‘The Boys’ composer explains why the show’s score sounds so imperfect

the boys homelander
Image via Prime Video

Instead of striving for Whiplash-like perfection like virtually all other composers, Matt Bowen strives for imperfection while scoring The Boys.

Yes, Bowen, who helps compose the subversive Prime Video superhero series, says “Not my tempo” and then runs with it. “The beauty of something like The Boys is that it’s supposed to have this feeling of imperfection . . . ” Bowen told Screen Rant. “You take a takedown, and typically you’d be like, ‘Okay, I see what you were trying to do there or not, now let’s back up and finesse it.’ And on The Boys, it’s this idea of polishing your score that we’ve really had to get out of our heads while working on the show.”

Bowen admitted that he resists hiring session musicians because they play too well.
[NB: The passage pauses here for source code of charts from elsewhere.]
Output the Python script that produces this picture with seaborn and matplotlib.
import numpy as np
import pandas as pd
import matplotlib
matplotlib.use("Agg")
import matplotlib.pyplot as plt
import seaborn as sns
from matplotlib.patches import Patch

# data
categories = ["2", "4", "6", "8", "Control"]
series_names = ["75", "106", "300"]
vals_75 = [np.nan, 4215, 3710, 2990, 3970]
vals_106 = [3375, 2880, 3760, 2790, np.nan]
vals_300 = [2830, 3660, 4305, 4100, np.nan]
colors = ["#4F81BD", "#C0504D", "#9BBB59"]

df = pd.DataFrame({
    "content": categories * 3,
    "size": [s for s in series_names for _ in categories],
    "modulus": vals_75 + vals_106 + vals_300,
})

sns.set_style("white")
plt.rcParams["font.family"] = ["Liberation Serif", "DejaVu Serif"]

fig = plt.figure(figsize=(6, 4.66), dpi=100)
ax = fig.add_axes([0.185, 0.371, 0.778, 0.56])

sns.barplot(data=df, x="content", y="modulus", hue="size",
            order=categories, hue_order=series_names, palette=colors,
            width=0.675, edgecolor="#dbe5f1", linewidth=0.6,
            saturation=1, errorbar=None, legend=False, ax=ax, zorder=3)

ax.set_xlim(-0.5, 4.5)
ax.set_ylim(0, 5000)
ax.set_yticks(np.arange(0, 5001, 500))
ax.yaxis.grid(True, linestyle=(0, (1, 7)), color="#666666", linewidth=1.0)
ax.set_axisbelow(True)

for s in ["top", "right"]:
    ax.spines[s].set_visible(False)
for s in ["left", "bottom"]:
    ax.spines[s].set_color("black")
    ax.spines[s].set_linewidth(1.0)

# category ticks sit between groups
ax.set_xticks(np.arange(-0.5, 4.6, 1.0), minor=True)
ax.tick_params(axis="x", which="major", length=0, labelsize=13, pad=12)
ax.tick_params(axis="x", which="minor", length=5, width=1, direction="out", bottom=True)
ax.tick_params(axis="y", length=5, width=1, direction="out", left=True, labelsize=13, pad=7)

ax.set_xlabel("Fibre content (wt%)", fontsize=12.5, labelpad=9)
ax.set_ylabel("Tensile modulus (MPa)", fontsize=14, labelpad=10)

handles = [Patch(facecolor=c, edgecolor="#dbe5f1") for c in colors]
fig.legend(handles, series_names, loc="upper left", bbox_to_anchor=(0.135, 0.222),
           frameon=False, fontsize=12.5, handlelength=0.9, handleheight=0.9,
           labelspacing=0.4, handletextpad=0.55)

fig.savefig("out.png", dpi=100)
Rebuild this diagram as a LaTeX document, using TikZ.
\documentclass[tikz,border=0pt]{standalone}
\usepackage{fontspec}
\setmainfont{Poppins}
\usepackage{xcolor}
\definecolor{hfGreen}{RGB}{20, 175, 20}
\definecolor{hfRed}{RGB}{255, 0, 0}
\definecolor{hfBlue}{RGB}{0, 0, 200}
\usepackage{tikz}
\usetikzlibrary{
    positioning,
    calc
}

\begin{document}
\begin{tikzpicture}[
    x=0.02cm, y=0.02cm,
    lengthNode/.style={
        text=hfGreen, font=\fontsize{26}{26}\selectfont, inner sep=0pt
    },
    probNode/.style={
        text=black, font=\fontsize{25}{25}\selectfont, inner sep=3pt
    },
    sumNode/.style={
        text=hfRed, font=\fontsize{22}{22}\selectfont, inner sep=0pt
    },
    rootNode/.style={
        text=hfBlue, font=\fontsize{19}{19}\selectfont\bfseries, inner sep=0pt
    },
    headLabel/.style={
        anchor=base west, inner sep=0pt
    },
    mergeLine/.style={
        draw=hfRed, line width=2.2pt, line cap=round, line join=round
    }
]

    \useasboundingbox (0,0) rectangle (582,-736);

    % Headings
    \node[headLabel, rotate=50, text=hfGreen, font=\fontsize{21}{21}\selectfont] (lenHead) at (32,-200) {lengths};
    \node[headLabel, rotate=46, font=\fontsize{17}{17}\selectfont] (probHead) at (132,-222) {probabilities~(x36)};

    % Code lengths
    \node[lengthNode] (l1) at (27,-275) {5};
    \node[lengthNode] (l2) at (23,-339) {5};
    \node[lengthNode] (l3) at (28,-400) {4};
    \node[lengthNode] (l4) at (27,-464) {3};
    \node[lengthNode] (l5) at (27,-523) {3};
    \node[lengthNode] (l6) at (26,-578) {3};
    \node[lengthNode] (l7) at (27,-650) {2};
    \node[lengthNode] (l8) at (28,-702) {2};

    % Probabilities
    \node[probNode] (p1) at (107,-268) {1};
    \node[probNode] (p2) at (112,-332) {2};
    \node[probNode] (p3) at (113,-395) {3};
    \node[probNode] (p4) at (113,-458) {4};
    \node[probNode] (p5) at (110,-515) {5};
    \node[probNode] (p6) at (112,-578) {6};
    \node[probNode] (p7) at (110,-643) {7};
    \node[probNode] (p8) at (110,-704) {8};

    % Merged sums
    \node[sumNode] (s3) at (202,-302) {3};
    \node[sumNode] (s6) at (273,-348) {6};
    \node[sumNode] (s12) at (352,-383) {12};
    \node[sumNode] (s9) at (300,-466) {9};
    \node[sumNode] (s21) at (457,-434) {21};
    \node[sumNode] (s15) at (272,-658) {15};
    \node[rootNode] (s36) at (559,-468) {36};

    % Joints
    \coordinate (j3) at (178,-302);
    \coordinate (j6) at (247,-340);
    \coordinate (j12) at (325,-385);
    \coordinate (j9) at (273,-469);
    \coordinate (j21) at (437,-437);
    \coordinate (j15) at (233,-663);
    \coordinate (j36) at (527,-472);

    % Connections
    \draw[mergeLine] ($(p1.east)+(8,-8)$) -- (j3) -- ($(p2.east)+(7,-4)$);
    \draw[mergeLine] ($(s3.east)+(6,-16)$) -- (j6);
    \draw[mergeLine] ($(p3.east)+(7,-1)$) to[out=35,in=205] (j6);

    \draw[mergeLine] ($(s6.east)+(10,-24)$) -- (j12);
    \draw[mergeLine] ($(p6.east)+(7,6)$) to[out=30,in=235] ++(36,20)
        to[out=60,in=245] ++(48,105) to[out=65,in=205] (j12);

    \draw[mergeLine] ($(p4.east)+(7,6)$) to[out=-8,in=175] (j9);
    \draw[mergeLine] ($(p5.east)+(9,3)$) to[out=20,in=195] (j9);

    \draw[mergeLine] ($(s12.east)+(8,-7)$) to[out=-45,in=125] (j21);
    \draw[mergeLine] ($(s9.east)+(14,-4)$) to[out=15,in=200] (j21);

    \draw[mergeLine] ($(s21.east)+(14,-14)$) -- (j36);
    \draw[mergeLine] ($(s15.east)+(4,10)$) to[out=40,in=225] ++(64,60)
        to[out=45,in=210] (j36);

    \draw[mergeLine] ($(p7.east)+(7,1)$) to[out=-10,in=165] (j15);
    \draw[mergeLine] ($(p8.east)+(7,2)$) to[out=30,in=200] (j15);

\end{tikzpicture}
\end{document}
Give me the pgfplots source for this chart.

Naturally, this goes against many tenets of music production, and it has been fun yet difficult for him to unlearn flawlessness:

“It’s a big challenge, because you spend so much of your career learning how to polish the music and make it sound Hollywood, for lack of a better word. And this show is just all about keeping it gritty and raw and imperfect, and a lot of times that means keeping your first pass. And from a more micro standpoint, don’t double it. If I were working on something where it’s kind of glossy, I might double my guitars or something like that. Nope, don’t double it, there’s one and only one guitar, and the part wasn’t played perfectly. But most importantly, it conveyed what it needed to convey in that moment in the scene.”

Bowen has been scoring The Boys since the very beginning. In Season 3, he co-composed two episodes with Christopher Lennertz, who serves as the lead composer. Perhaps he’ll get another promotion for his deliberate imperfection as Season 4 begins production.